Menschenscheiben von Gunther von Hagens

Ethik: Mit einer neuen Geschäftsidee bricht der Leichenpräparator wieder ein Tabu. Nun rudert er zurück.

Guben. Er wollte Menschen in Stücken verkaufen. Eine Scheibe präparierten Bauch für 350 Euro, ein bisschen Kopf, Hals, Rumpf, Beine oder Arme für 1800 Euro. Auch Genitalien sollten ab April für jedermann zu haben sein, die Preisliste, hieß es, sei schon gedruckt. Doch jetzt zieht Gunther von Hagens seine neueste Geschäftsidee, mit der er vor Tagen ein weiteres Tabu gebrochen hat, zurück. In einem offenen Brief gibt der "Plastinator" zu, sich damit vergaloppiert zu haben, Menschen postum als Kunstwerke verscherbeln zu wollen.

Der 63-Jährige selbst nennt sich "Plastinator" und seinen neuesten Coup "Kunst". Längst sind die Zeiten vorbei, in denen er sich fast täglich für seine Schau "Körperwelten" rechtfertigen musste. Vorbei damit auch die Zeiten, in denen er argumentierte, medizinischen Laien ein anatomisches Grundwissen vermitteln zu wollen. Inzwischen sprach er gegenüber "Spiegel-Online" ganz offen von Kniescheiben in Glasvitrinen und Handknochen in Bilderrahmen, von Anatomiekunst, und das für Wohnzimmer und Büro. "Mein Anwalt in den USA will zum Beispiel unbedingt eine Ellenbogenscheibe haben - als Erinnerung an unsere Vergänglichkeit", sagte er dem Magazin.

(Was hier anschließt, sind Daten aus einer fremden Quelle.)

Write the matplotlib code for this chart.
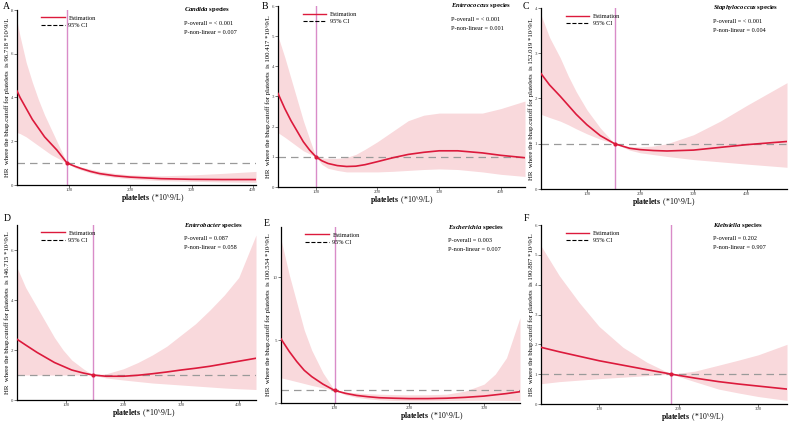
import numpy as np
import matplotlib
matplotlib.use("Agg")
import matplotlib.pyplot as plt
from matplotlib.lines import Line2D

plt.rcParams['font.family'] = ['Liberation Serif', 'DejaVu Serif']
plt.rcParams['mathtext.fontset'] = 'custom'
plt.rcParams['mathtext.rm'] = 'Liberation Serif'
plt.rcParams['mathtext.bf'] = 'Liberation Serif:bold'
plt.rcParams['mathtext.it'] = 'Liberation Serif:italic:bold'

W, H = 790, 423

# ---- panel data ----
letters = ["A", "B", "C", "D", "E", "F"]
species = ["Candida", "Enterococcus", "Staphylococcus", "Enterobacter", "Escherichia", "Klebsiella"]
p_overall = ["< 0.001", "< 0.001", "< 0.001", "0.087", "0.003", "0.202"]
p_nonlin = ["0.007", "0.001", "0.004", "0.058", "0.007", "0.907"]
cutoffs = [96.718, 100.417, 152.019, 146.715, 100.534, 190.887]

xlims = [(15, 405), (39, 439), (14, 475), (15, 430), (29, 348), (27, 336)]
ylims = [(0, 8), (0, 6), (0, 4), (0, 7), (0, 14), (0, 6)]
yticks = [[0, 2, 4, 6, 8], [0, 1, 2, 3, 4, 5, 6], [0, 1, 2, 3, 4], [0, 2, 4, 6],
          [0, 5, 10], [0, 1, 2, 3, 4, 5, 6]]
xticks = [[100, 200, 300, 400], [100, 200, 300, 400], [100, 200, 300, 400],
          [100, 200, 300, 400], [100, 200, 300], [100, 200, 300]]

xA = [15, 20, 30, 40, 50, 60, 70, 80, 96.718, 110, 120, 135, 150, 175, 200, 250, 300, 350, 405]
estA = [4.3, 4.0, 3.5, 3.0, 2.6, 2.2, 1.9, 1.6, 1.0, 0.85, 0.75, 0.62, 0.52, 0.42, 0.36, 0.29, 0.26, 0.25, 0.25]
hiA = [7.5, 6.8, 5.6, 4.7, 3.9, 3.2, 2.6, 2.0, 1.0, 0.9, 0.82, 0.72, 0.63, 0.53, 0.46, 0.42, 0.46, 0.53, 0.62]
loA = [2.4, 2.35, 2.2, 2.0, 1.8, 1.6, 1.4, 1.25, 1.0, 0.78, 0.68, 0.55, 0.45, 0.35, 0.28, 0.2, 0.17, 0.14, 0.12]

xB = [39, 50, 60, 70, 80, 90, 100.417, 110, 120, 135, 150, 165, 180, 200, 225, 250, 275, 300, 330, 370, 400, 439]
estB = [3.1, 2.6, 2.2, 1.85, 1.5, 1.23, 1.0, 0.87, 0.78, 0.71, 0.68, 0.69, 0.74, 0.84, 0.97, 1.08, 1.15, 1.2, 1.2, 1.13, 1.05, 0.97]
hiB = [5.0, 4.3, 3.6, 2.9, 2.2, 1.6, 1.0, 0.96, 0.95, 0.95, 0.98, 1.08, 1.25, 1.5, 1.85, 2.2, 2.38, 2.45, 2.45, 2.45, 2.6, 2.85]
loB = [1.8, 1.65, 1.5, 1.35, 1.2, 1.1, 1.0, 0.75, 0.62, 0.55, 0.5, 0.5, 0.5, 0.5, 0.52, 0.55, 0.58, 0.6, 0.58, 0.5, 0.42, 0.35]

xC = [14, 30, 50, 65, 80, 100, 125, 152.019, 180, 200, 225, 250, 300, 350, 400, 475]
estC = [2.55, 2.3, 2.05, 1.85, 1.65, 1.42, 1.18, 1.0, 0.9, 0.87, 0.85, 0.84, 0.86, 0.92, 0.98, 1.05]
hiC = [3.85, 3.35, 2.9, 2.5, 2.15, 1.75, 1.35, 1.0, 0.93, 0.93, 0.95, 1.0, 1.2, 1.5, 1.85, 2.35]
loC = [1.65, 1.58, 1.5, 1.42, 1.33, 1.22, 1.1, 1.0, 0.86, 0.8, 0.76, 0.72, 0.65, 0.6, 0.55, 0.48]

xD = [15, 30, 50, 65, 80, 95, 110, 130, 146.715, 170, 200, 225, 250, 275, 300, 325, 350, 375, 400, 430]
estD = [2.43, 2.2, 1.9, 1.7, 1.5, 1.35, 1.2, 1.08, 1.0, 0.95, 0.95, 0.99, 1.05, 1.12, 1.2, 1.27, 1.35, 1.45, 1.55, 1.67]
hiD = [5.3, 4.5, 3.7, 3.1, 2.5, 2.0, 1.6, 1.25, 1.0, 1.05, 1.25, 1.5, 1.8, 2.15, 2.6, 3.05, 3.6, 4.2, 4.9, 6.6]
loD = [1.0, 1.0, 1.0, 1.0, 1.0, 1.0, 1.0, 1.0, 1.0, 0.88, 0.8, 0.74, 0.68, 0.64, 0.6, 0.56, 0.52, 0.48, 0.45, 0.42]

xE = [29, 40, 50, 60, 70, 85, 100.534, 115, 130, 145, 160, 180, 200, 225, 250, 275, 300, 315, 330, 348]
estE = [5.1, 4.1, 3.3, 2.6, 2.1, 1.5, 1.0, 0.77, 0.6, 0.5, 0.42, 0.38, 0.35, 0.35, 0.38, 0.45, 0.55, 0.65, 0.75, 0.9]
hiE = [13.0, 10.2, 8.0, 5.8, 4.2, 2.4, 1.0, 0.88, 0.8, 0.74, 0.7, 0.67, 0.65, 0.66, 0.7, 0.95, 1.5, 2.3, 3.6, 6.8]
loE = [2.0, 1.85, 1.7, 1.55, 1.4, 1.2, 1.0, 0.65, 0.45, 0.33, 0.25, 0.2, 0.18, 0.18, 0.2, 0.21, 0.22, 0.21, 0.2, 0.18]

xF = [27, 50, 75, 100, 130, 160, 190.887, 220, 250, 275, 300, 336]
estF = [1.9, 1.75, 1.6, 1.45, 1.3, 1.15, 1.0, 0.87, 0.75, 0.67, 0.6, 0.5]
hiF = [5.3, 4.3, 3.4, 2.6, 1.9, 1.4, 1.0, 1.1, 1.3, 1.47, 1.65, 2.0]
loF = [0.68, 0.75, 0.8, 0.85, 0.9, 0.95, 1.0, 0.75, 0.5, 0.37, 0.25, 0.12]

xs = [xA, xB, xC, xD, xE, xF]
ests = [estA, estB, estC, estD, estE, estF]
his = [hiA, hiB, hiC, hiD, hiE, hiF]
los = [loA, loB, loC, loD, loE, loF]

# axes boxes in pixels: left, top, right, bottom
boxes = [(17, 10, 256, 185), (278, 6, 525, 187), (541, 8, 787, 189),
         (17, 225, 256, 400), (281, 227, 520, 403), (541, 225, 787, 404)]
letter_pos = [(3, 2), (262, 2), (523, 2), (4, 214), (264, 219), (524, 214)]
xlab_center = [153, 402, 664, 144, 432, 693]

red = "#DC1A3C"
band = "#F9D9DC"
vcol = "#D98CC8"

fig = plt.figure(figsize=(W / 100, H / 100), dpi=100)

for i in range(6):
    l, t, r, b = boxes[i]
    ax = fig.add_axes([l / W, 1 - b / H, (r - l) / W, (b - t) / H])
    ax.fill_between(xs[i], los[i], his[i], color=band, lw=0, zorder=1)
    ax.axhline(1, color="#9a9a9a", ls=(0, (6, 4)), lw=0.9, zorder=2)
    ax.axvline(cutoffs[i], color=vcol, lw=1.0, zorder=2)
    ax.plot(xs[i], ests[i], color=red, lw=1.2, zorder=3)
    ax.plot([cutoffs[i]], [1], "o", color=red, ms=2, zorder=4)
    ax.set_xlim(xlims[i])
    ax.set_ylim(ylims[i])
    ax.set_xticks(xticks[i])
    ax.set_yticks(yticks[i])
    ax.tick_params(labelsize=3.5, length=2, width=0.5, pad=0.5, colors="#444444")
    for s in ["top", "right"]:
        ax.spines[s].set_visible(False)
    for s in ["left", "bottom"]:
        ax.spines[s].set_linewidth(0.9)
    ax.set_xlabel(r"$\bf{platelets}$  (*10^9/L)", fontsize=5.5)
    ax.xaxis.set_label_coords((xlab_center[i] - l) / (r - l), -13 / (b - t), transform=ax.transAxes)
    ax.xaxis.label.set_va("center")
    ax.set_ylabel("HR  where the bhap.cutoff for platelets  is %.3f *10^9/L" % cutoffs[i],
                  fontsize=4.9, labelpad=1)
    handles = [Line2D([], [], color=red, lw=1), Line2D([], [], color="black", lw=0.8, ls="--")]
    ax.legend(handles, ["Estimation", "95% CI"], loc="upper left", bbox_to_anchor=(0.1, 0.97),
              frameon=False, fontsize=4.5, handlelength=3.8, handletextpad=0.6,
              labelspacing=0.35, borderpad=0, borderaxespad=0)
    ax.text(0.70, 1.0, r"$\it{%s}$ species" % species[i], transform=ax.transAxes,
            fontsize=4.8, fontweight="bold", va="center", ha="left")
    ax.text(0.70, 0.925, "P-overall = " + p_overall[i], transform=ax.transAxes,
            fontsize=4.5, va="center", ha="left")
    ax.text(0.70, 0.874, "P-non-linear = " + p_nonlin[i], transform=ax.transAxes,
            fontsize=4.5, va="center", ha="left")
    fig.text(letter_pos[i][0] / W, 1 - letter_pos[i][1] / H, letters[i], fontsize=7, va="top", ha="left")

fig.savefig("out.png", dpi=100)
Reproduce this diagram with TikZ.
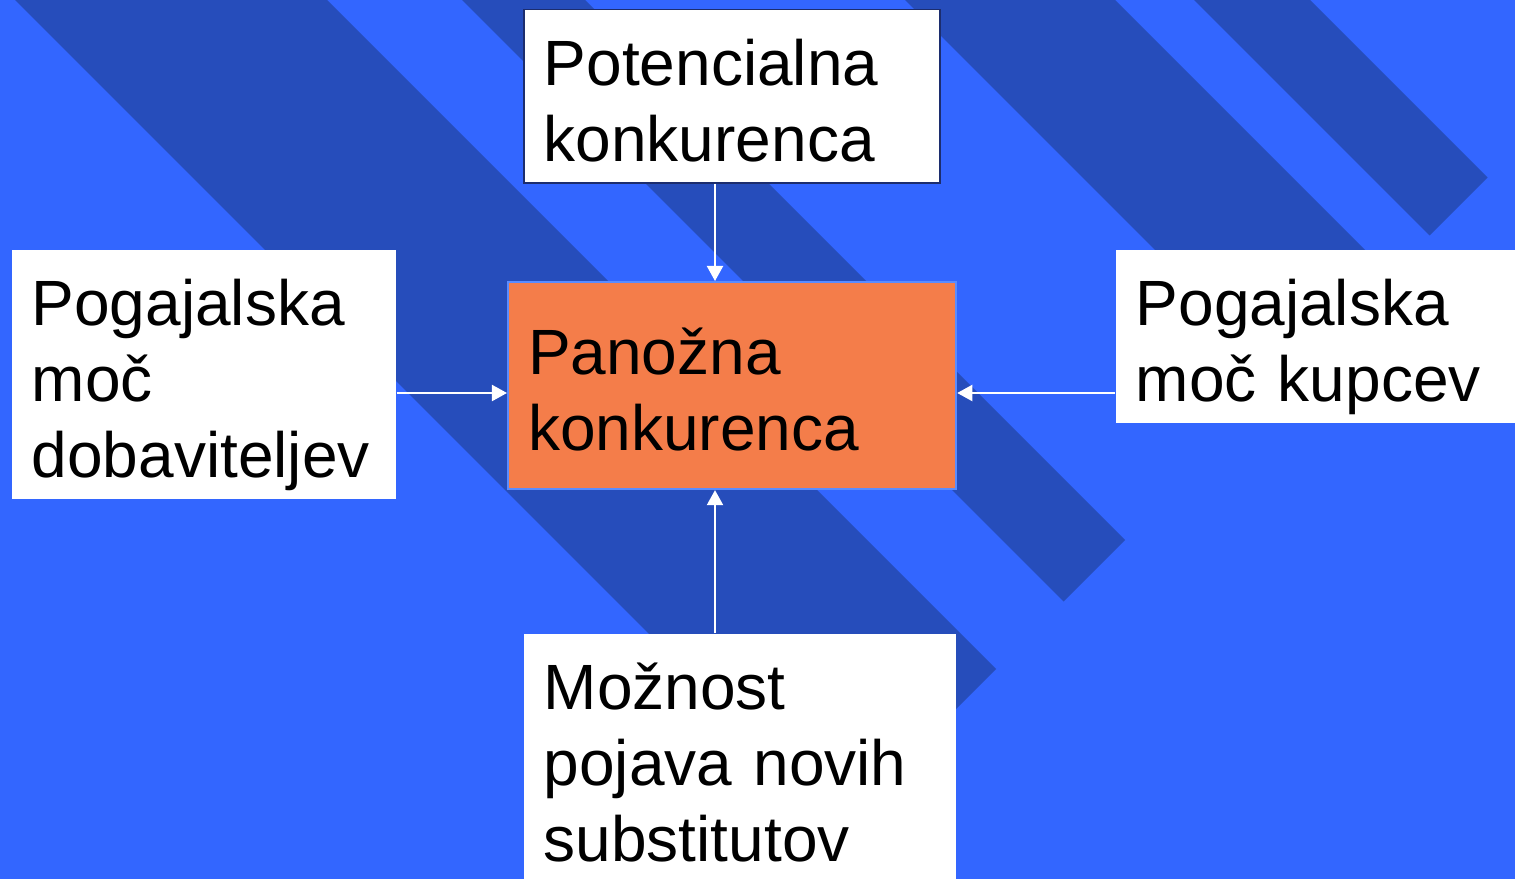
\documentclass[tikz,border=0pt]{standalone}
\usepackage{fontspec}
\setmainfont{Liberation Sans}
\usetikzlibrary{arrows.meta}

\definecolor{bgblue}{RGB}{51,102,255}
\definecolor{stripeblue}{RGB}{38,77,187}
\definecolor{boxorange}{RGB}{244,125,74}
\definecolor{edgeblue}{RGB}{90,140,255}
\definecolor{navy}{RGB}{28,45,110}

\tikzset{
  box/.style={anchor=north west, inner xsep=0.2cm, inner ysep=0pt, align=left,
    text height=0.76cm, font=\fontsize{18.2}{21.6}\selectfont},
  whitebox/.style={box, fill=white},
  mainbox/.style={box, fill=boxorange, draw=edgeblue, line width=0.02cm, text height=0.92cm},
  arr/.style={white, line width=0.02cm, -{Triangle[length=0.15cm,width=0.16cm]}}
}

\begin{document}
\begin{tikzpicture}[x=0.01cm,y=-0.01cm]
  \useasboundingbox (0,0) rectangle (1515,879);
  \fill[bgblue] (0,0) rectangle (1515,879);

  % diagonal stripes, cut off along x+y=1665
  \foreach \a/\b in {15/327,462/585,905/1115,1194/1310}
    \fill[stripeblue] (\a,0) -- (\b,0) -- ({(1665+\b)/2},{(1665-\b)/2})
      -- ({(1665+\a)/2},{(1665-\a)/2}) -- cycle;

  \node[mainbox, text width=4.08cm, text depth=1.15cm] (panozna) at (507,281) {Panožna\\konkurenca};
  \node[whitebox, draw=navy, line width=0.015cm, text width=3.76cm, text depth=0.97cm] (potencial) at (523,9) {Potencialna\\konkurenca};
  \node[whitebox, text width=3.44cm, text depth=1.73cm] (dobav) at (11,249) {Pogajalska\\moč\\dobaviteljev};
  \node[whitebox, text width=3.6cm, text depth=0.97cm] (kupci) at (1115,249) {Pogajalska\\moč kupcev};
  \node[whitebox, text width=3.92cm, text depth=1.71cm] (subst) at (523,633) {Možnost\\pojava novih\\substitutov};

  \coordinate (mid) at (715,393);

  \draw[arr] (potencial.south -| mid) -- (panozna.north -| mid);
  \draw[arr] (subst.north -| mid) -- (panozna.south -| mid);
  \draw[arr] (dobav.east |- mid) -- (panozna.west |- mid);
  \draw[arr] (kupci.west |- mid) -- (panozna.east |- mid);
\end{tikzpicture}
\end{document}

Seine Kunden sollten allerdings "mit den Präparaten in angemessener Weise umgehen", mahnte von Hagens, der selbst beharrlich Zündstoff für Ethik-Debatten liefert. Und freilich gab er nun erneut Einblick in seine Fantasie, als er sagte, für was seine "Präparate" nicht gedacht seien: "Eine Urinblase als Vase, ein Magen als Karnevalsmaske, ein Penis mit Hoden als Revolver oder ein Bein als Golfschläger". Dass er die Kontrolle über die Verwendung der Leichenteile mit deren Verkauf aus der Hand gibt, sah von Hagens nun ein. Es sei "schwierig, die Merkmale eines qualifizierten Nutzers eindeutig zu bestimmen", schrieb er. Eine Abgabe menschlicher Plastinate könne deshalb nach wie vor "nur an etablierte, öffentlich anerkannte Lehr- und Forschungsinstitutionen in Frage kommen".

Dabei hatte sich der Mediziner schon alles genau ausgemalt: In seinem als "Menschensägewerk" verschrienen "Plastinarium" im brandenburgischen Guben wollte er die anatomischen Kunstwerke herstellen. 8500 noch lebende Menschen hätten ihm ihre sterblichen Überreste schon versprochen, hieß es. Die meisten kämen aus Nordrhein-Westfalen. Die hätte er wohl auch gebraucht. Immerhin, so hatte von Hagens bereits kalkuliert, müsste er im Jahr 350 Tote in Stücke schneiden - unter 150 000 verkauften Menschenscheiben würde sich das Geschäft einfach nicht lohnen.